Proof: For $a$ as above, and $k$ an integer in the interval $[1, (p-1)/2]$, we can reduce $ak$ modulo $p$ to get an integer in $[-(p-1)/2, (p-1)/2]$. Write that integer as $\epsilon(k) \phi(k)$ where $\epsilon(k)$ is either $1$ or $-1$ and $\phi(k) \in [1,(p-1)/2]$. Since $m \mapsto \sin( 2 \pi m/p )$ is periodic modulo $p$ and an odd function, we have
$$\prod_{k=1}^{\frac{p-1}{2}} \sin (2 \pi ak/p) = \prod_{k=1}^{\frac{p-1}{2}} {\Big(}\epsilon(k) \sin (2 \pi \phi(k)/p) {\Big)} = \prod_{k=1}^{\frac{p-1}{2}} \epsilon(k)  \prod_{k=1}^{\frac{p-1}{2}}  \sin (2 \pi \phi(k)/p)$$
By Gauss's Lemma,  we have $\prod_{k=1}^{(p-1)/2} \epsilon(k) = \left( \frac{a}{p} \right)$. Also by Gauss's lemma, the map $\phi$ is a bijection from $\{ 1,2, \ldots, (p-1)/2 \}$ to itself, so the second factor is $\prod_{k=1}^{(p-1)/2} \sin (2 \pi k/p)$.
So
$$\prod_{k=1}^{\frac{p-1}{2}} \sin (2 \pi ak/p) = \left( \frac{a}{p} \right) \prod_{k=1}^{(p-1)/2} \sin (2 \pi k/p)$$
as desired.
A: For odd prime $p,$
$$\cos px+i\sin px=(\cos x+i\sin x)^p=\sum_{0\le r\le p\cos^{p-r}x(i\sin x)^r}$$
Equating the Real parts, $$\cos px=\cos^px-\binom p2 \cos^{n-2}x\sin^2x+\binom p4\cos^4x\sin^4x+\cdots$$
$$=\cos^px(1+\binom p2+\binom p4+\cdots)+\cdots+(-1)^{\frac{p-1}2}\cos x$$
$$=2^{p-1}\cos^px+\cdots+(-1)^{\frac{p-1}2}\cos x$$
If we put $x=\frac{2k\pi}p,\cos px=1$ where $k$ is any integer.

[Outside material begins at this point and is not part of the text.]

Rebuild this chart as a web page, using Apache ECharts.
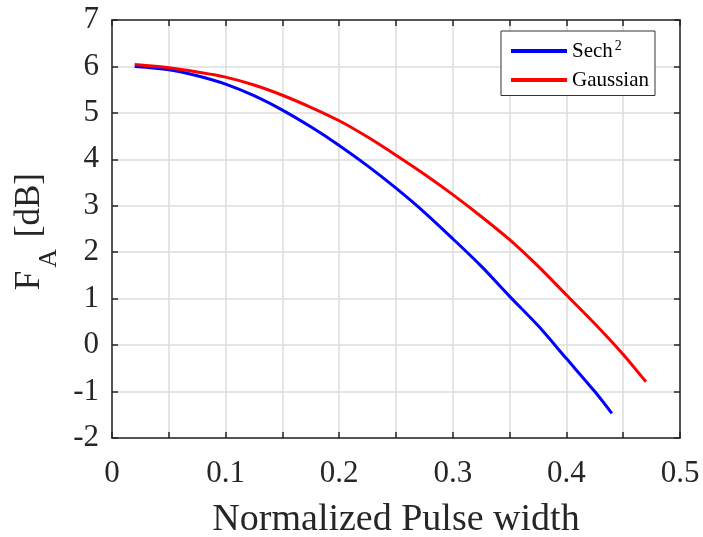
<!DOCTYPE html>
<html>
<head>
<meta charset="utf-8">
<script src="https://cdn.jsdelivr.net/npm/echarts@6/dist/echarts.min.js"></script>
<style>html,body{margin:0;padding:0;background:#fff}#c{width:703px;height:537px}</style>
</head>
<body>
<div id="c"></div>
<script>
const sechX = [0.02, 0.05, 0.075, 0.1, 0.125, 0.15, 0.175, 0.2, 0.225, 0.25, 0.275, 0.3, 0.325, 0.35, 0.375, 0.4, 0.425, 0.44];
const sechY = [6.00, 5.93, 5.80, 5.62, 5.37, 5.06, 4.70, 4.30, 3.86, 3.38, 2.86, 2.29, 1.70, 1.05, 0.42, -0.29, -1.00, -1.47];
const gaussX = [0.02, 0.05, 0.075, 0.1, 0.125, 0.15, 0.175, 0.2, 0.225, 0.25, 0.275, 0.3, 0.325, 0.35, 0.375, 0.4, 0.425, 0.45, 0.47];
const gaussY = [6.04, 5.97, 5.88, 5.77, 5.60, 5.38, 5.12, 4.83, 4.48, 4.09, 3.68, 3.24, 2.77, 2.27, 1.70, 1.08, 0.46, -0.20, -0.79];
const xLabels = ['0', '0.1', '0.2', '0.3', '0.4', '0.5'];
const yTicks = [-2, -1, 0, 1, 2, 3, 4, 5, 6, 7];

const FONT = "'Liberation Serif', 'Times New Roman', serif";
const AX = '#262626';
const chart = echarts.init(document.getElementById('c'));
const zip = (xs, ys) => xs.map((x, i) => [x, ys[i]]);

const axisCommon = {
  axisLine: { show: true, onZero: false, lineStyle: { color: AX, width: 1.5 } },
  axisTick: { show: true, inside: true, length: 6, lineStyle: { color: AX, width: 1.5 } },
};

chart.setOption({
  animation: false,
  backgroundColor: '#fff',
  grid: { left: 112, right: 23, top: 20, bottom: 99, containLabel: false, outerBoundsMode: 'none' },
  legend: {
    orient: 'vertical',
    left: 501, top: 31,
    padding: [8, 6, 5, 10],
    itemGap: 8,
    itemWidth: 56, itemHeight: 4,
    borderColor: '#333', borderWidth: 1, backgroundColor: '#fff',
    icon: 'rect',
    textStyle: {
      fontFamily: FONT, fontSize: 21, color: '#000',
      rich: {
        a: { fontFamily: FONT, fontSize: 21, color: '#000' },
        sup: { fontFamily: FONT, fontSize: 14, color: '#000', verticalAlign: 'top', padding: [0, 0, 10, 2] }
      }
    },
    formatter: n => n === 'Sech2' ? '{a|Sech}{sup|2}' : '{a|' + n + '}',
    data: ['Sech2', 'Gaussian']
  },
  xAxis: [
    Object.assign({
      type: 'value', min: 0, max: 0.5, interval: 0.05, position: 'bottom',
      axisLabel: {
        fontFamily: FONT, fontSize: 31, color: AX, margin: 20,
        formatter: v => { const k = Math.round(v * 100); return k % 10 === 0 ? xLabels[k / 10] : ''; }
      },
      splitLine: { show: true, lineStyle: { color: '#dcdcdc', width: 1.5 } },
      name: 'Normalized Pulse width', nameLocation: 'middle', nameGap: 63,
      nameTextStyle: { fontFamily: FONT, fontSize: 38, color: AX }
    }, axisCommon),
    Object.assign({
      type: 'value', min: 0, max: 0.5, interval: 0.05, position: 'top',
      axisLabel: { show: false }, splitLine: { show: false }
    }, axisCommon)
  ],
  yAxis: [
    Object.assign({
      type: 'value', min: -2, max: 7, interval: 1, position: 'left',
      axisLabel: { fontFamily: FONT, fontSize: 31, color: AX, margin: 13,
        formatter: v => String(yTicks[Math.round(v) + 2]) },
      splitLine: { show: true, lineStyle: { color: '#dcdcdc', width: 1.5 } }
    }, axisCommon),
    Object.assign({
      type: 'value', min: -2, max: 7, interval: 1, position: 'right',
      axisLabel: { show: false }, splitLine: { show: false }
    }, axisCommon)
  ],
  graphic: [{
    type: 'text', left: 12, top: 173, rotation: Math.PI / 2, silent: true,
    style: {
      text: '{a|F}{s|A}{a| [dB]}',
      rich: {
        a: { fontFamily: FONT, fontSize: 35, fill: AX, lineHeight: 35, verticalAlign: 'top' },
        s: { fontFamily: FONT, fontSize: 26, fill: AX, lineHeight: 26, verticalAlign: 'top', padding: [24, 3, 0, 3] }
      }
    }
  }],
  series: [
    { name: 'Sech2', type: 'line', data: zip(sechX, sechY), smooth: 0.3, symbol: 'none',
      lineStyle: { color: '#0000ff', width: 3 }, itemStyle: { color: '#0000ff' } },
    { name: 'Gaussian', type: 'line', data: zip(gaussX, gaussY), smooth: 0.3, symbol: 'none',
      lineStyle: { color: '#ff0000', width: 3 }, itemStyle: { color: '#ff0000' } }
  ]
});
</script>
</body>
</html>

So, the roots of $$2^{p-1}\cos^px+\cdots+(-1)^{\frac{p-1}2}\cos x-1=0$$ are $\cos \frac{2k\pi}p$ where $0\le k\le p-1$
So, $$\prod_{0\le k\le p-1}\cos \frac{2k\pi}p=\frac1{2^{p-1}}\implies \prod_{1\le k\le p-1}\cos \frac{2k\pi}p=\frac1{2^{p-1}}$$ as $\cos\frac{2k\pi}p=1$ for $k=0$
Now, $\cos\frac{2(p-k)\pi}p=\cos(2\pi-\frac{2k\pi}p)=\cos\frac{2k\pi}p\implies \cos\frac{2k\pi}p\cos\frac{2(p-k)\pi}p=\cos^2\frac{2k\pi}p$
$$\implies \prod_{1\le k\le p-1}\cos \frac{2k\pi}p=\prod_{1\le k\le \frac{p-1}2}\cos\frac{2k\pi}p\prod_{\frac{p-1}2< k\le p-1}\cos\frac{2k\pi}p=\prod_{1\le k\le \frac{p-1}2}\cos^2\frac{2k\pi}p$$
So, $$\prod_{1\le k\le \frac{p-1}2}\cos^2\frac{2k\pi}p=\frac1{2^{p-1}}\implies \prod_{1\le k\le \frac{p-1}2}\left(2\cos\frac{2k\pi}p\right)^2=1$$
Now, $\cos\frac{2k\pi}p<0$ if $\frac\pi2<\frac{2k\pi}p<3\frac\pi2\implies \frac p4< k<\frac{3p}4$ which in our case reduces to $\frac p4< k\le \frac{p-1}2$
So $k$ has $\mu=\frac{p-1}2-\lfloor \frac p4\rfloor$ values for which $\cos\frac{2k\pi}p<0$, 
$$(-1)^\mu\prod_{1\le k\le \frac{p-1}2}2\cos\frac{2k\pi}p=1\implies \prod_{1\le k\le \frac{p-1}2}2\cos\frac{2k\pi}p=(-1)^\mu$$
Observe that $\mu,\frac{p^2-1}8$ have same parities.
For example, for $p=8n-1, \frac{p^2-1}8=\frac{(8n-1)^2-1}8=8n^2-2n$ and $\mu=4n-1-(2n-1)=2n$